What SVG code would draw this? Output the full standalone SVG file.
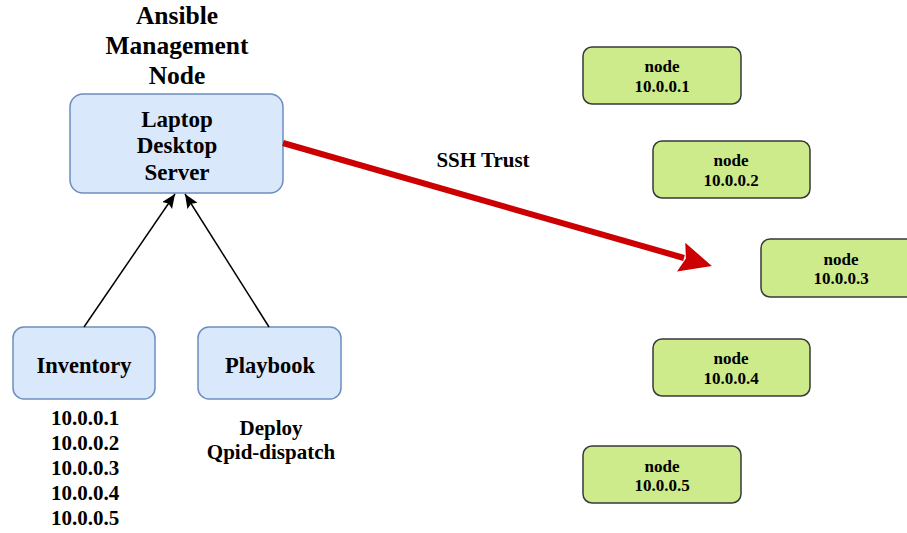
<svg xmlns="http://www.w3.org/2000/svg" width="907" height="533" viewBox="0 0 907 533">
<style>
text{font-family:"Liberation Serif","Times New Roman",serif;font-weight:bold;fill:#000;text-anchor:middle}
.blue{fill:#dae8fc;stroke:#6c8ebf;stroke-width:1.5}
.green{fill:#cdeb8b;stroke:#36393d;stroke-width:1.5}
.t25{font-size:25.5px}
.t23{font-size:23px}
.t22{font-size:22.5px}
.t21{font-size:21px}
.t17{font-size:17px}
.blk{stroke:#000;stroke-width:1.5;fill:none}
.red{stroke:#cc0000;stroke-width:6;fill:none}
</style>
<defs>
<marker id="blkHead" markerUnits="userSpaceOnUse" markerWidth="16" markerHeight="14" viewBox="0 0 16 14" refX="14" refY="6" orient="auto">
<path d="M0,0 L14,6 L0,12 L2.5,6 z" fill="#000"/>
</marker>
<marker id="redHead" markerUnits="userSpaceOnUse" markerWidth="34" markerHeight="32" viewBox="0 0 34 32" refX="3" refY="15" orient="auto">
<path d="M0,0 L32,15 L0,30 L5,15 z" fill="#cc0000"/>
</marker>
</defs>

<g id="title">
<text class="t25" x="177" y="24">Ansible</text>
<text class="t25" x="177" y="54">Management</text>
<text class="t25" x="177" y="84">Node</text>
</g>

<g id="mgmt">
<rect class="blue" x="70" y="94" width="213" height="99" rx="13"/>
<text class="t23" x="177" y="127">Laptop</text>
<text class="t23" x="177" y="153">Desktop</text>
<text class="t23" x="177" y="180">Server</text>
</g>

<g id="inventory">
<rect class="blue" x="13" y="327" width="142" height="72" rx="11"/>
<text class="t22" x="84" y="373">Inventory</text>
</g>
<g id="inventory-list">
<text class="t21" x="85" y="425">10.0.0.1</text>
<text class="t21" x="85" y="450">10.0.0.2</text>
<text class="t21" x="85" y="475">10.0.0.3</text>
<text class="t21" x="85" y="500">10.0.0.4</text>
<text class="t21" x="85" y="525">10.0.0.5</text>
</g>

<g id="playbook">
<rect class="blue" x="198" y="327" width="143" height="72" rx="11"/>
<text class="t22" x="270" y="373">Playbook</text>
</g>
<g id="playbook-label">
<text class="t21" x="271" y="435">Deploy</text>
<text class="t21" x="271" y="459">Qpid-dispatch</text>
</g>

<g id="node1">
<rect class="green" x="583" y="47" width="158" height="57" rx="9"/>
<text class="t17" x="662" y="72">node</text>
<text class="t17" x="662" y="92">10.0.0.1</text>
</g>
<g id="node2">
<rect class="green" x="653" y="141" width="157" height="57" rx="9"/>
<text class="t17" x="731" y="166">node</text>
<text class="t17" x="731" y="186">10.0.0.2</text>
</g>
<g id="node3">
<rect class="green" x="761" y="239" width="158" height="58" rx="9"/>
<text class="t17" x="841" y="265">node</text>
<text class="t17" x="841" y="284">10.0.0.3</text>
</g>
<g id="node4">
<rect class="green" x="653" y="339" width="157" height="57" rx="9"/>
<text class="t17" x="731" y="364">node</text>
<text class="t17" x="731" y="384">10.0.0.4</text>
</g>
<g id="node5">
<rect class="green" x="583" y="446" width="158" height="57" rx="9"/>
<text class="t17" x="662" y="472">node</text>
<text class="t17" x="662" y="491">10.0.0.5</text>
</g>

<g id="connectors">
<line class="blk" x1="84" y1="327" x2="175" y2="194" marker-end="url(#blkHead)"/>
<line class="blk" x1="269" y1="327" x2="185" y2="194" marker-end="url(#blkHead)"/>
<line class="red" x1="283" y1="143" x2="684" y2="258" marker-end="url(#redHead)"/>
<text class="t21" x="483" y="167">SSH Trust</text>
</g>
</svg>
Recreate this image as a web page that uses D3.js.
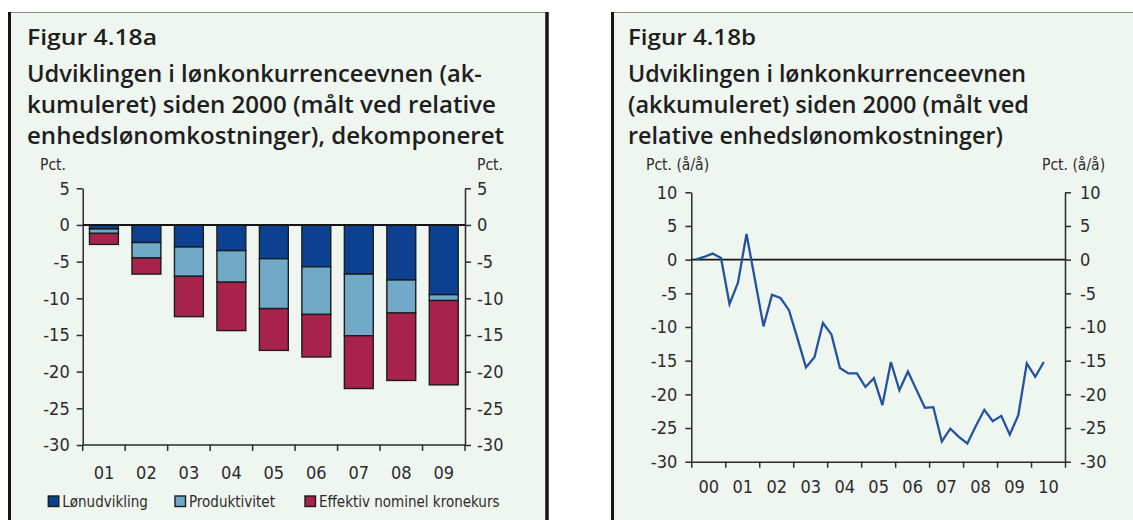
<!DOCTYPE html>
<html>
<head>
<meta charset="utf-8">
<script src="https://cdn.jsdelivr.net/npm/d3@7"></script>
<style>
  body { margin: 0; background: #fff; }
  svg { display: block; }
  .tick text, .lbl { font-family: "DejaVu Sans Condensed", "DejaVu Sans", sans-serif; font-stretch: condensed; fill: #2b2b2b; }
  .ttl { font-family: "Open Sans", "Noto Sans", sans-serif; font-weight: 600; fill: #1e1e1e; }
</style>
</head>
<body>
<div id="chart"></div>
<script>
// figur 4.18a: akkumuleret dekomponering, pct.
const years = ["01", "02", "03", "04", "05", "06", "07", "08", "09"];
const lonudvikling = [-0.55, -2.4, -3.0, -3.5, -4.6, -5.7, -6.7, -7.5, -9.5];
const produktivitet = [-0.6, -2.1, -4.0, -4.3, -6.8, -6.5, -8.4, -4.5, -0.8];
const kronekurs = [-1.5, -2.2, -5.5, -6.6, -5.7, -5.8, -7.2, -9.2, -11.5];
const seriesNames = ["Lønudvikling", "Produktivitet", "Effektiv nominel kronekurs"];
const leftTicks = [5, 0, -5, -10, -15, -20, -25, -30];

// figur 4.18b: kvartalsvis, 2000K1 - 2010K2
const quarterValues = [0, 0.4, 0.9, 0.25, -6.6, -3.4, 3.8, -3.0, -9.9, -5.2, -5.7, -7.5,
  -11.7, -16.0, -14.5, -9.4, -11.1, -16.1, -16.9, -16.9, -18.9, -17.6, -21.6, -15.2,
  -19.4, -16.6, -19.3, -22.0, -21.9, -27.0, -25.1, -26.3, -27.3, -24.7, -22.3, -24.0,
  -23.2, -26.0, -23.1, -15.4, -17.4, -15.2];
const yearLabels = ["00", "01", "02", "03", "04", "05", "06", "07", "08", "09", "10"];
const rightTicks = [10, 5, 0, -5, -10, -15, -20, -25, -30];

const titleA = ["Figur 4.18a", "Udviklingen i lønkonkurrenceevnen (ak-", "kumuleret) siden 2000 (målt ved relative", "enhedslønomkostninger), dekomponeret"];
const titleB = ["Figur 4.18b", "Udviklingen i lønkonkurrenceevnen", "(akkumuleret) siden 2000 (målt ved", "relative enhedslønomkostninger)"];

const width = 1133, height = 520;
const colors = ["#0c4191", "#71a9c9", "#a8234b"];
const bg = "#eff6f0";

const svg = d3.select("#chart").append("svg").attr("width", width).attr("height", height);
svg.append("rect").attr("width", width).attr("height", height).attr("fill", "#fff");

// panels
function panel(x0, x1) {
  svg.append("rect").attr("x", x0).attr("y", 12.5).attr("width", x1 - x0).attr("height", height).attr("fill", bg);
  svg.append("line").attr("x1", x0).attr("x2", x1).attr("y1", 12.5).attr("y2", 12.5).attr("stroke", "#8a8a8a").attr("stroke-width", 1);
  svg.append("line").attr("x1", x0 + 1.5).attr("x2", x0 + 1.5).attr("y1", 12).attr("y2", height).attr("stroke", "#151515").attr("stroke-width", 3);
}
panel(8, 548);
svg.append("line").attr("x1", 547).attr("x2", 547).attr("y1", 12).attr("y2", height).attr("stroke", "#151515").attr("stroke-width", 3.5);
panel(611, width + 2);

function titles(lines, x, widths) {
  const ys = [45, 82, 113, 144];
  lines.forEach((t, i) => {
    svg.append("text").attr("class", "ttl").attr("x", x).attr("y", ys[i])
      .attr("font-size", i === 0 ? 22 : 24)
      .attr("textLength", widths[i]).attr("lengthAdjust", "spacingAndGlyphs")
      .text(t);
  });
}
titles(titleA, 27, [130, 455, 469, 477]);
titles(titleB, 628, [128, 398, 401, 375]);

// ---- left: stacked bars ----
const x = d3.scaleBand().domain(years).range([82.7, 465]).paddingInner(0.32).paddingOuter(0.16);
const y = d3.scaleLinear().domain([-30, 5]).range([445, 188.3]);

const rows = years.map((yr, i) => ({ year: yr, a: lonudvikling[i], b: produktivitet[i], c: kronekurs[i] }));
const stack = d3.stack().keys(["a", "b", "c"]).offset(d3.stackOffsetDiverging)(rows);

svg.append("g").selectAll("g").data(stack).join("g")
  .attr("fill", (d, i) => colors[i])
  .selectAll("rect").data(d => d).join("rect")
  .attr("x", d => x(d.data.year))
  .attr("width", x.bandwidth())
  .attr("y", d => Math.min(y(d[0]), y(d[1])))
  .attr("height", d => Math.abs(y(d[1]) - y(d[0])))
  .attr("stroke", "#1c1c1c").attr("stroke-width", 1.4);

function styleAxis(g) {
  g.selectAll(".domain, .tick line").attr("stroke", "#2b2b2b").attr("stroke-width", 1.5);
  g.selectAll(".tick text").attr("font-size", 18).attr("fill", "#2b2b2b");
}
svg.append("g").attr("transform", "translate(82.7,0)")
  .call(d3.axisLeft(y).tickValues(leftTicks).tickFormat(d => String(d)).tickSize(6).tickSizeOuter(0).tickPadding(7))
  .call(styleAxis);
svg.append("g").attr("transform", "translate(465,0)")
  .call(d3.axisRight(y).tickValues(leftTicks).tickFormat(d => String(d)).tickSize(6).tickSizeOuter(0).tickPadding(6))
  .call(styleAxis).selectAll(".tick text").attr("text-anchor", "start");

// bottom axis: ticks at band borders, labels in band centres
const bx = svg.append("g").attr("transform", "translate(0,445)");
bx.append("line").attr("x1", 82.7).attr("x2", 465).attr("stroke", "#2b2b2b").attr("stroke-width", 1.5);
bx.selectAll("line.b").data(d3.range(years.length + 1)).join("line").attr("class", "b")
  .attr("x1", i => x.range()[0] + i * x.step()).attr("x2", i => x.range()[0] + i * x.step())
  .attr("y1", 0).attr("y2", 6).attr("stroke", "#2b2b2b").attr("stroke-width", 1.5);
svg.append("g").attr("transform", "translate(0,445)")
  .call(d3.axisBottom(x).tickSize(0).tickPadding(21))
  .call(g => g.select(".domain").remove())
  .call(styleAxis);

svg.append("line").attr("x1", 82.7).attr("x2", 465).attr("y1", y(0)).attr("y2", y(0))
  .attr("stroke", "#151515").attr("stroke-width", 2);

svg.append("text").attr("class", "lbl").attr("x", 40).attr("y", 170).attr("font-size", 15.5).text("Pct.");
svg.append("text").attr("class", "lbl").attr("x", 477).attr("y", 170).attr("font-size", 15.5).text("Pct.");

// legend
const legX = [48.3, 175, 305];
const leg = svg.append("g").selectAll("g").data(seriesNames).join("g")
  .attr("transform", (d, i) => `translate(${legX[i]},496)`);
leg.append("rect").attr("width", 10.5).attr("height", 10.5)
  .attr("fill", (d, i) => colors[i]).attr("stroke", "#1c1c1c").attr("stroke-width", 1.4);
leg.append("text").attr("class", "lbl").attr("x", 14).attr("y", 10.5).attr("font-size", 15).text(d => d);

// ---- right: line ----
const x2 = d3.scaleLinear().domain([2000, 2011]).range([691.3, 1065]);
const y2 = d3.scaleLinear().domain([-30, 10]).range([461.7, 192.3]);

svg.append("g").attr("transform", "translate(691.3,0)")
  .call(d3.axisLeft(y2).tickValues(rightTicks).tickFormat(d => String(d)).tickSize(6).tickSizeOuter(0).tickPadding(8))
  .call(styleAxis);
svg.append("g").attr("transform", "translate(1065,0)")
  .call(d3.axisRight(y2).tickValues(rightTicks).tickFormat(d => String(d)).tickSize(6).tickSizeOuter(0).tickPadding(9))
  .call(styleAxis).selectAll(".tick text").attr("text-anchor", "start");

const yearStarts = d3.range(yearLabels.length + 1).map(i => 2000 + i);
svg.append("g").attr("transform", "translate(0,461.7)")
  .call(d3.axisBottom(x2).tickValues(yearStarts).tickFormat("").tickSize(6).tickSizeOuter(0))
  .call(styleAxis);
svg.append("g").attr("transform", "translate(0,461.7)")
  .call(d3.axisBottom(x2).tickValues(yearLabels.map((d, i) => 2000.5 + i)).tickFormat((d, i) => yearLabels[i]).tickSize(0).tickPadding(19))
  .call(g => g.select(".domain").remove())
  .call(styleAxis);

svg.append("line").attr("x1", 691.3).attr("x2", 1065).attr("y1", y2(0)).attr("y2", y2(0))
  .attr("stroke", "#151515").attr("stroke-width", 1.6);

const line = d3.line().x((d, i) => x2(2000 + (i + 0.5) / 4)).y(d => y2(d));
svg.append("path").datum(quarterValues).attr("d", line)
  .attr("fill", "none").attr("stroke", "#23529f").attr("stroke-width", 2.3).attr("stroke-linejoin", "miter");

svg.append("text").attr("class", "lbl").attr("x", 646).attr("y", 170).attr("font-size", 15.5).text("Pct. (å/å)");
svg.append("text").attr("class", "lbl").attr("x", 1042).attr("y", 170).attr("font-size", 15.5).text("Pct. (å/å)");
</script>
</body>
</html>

## Work required
Pull out each line of the listing that holds the string "this".

## Task output
What SVG code would draw this? Output the full standalone SVG file.
Recreate this image as a web page that uses D3.js.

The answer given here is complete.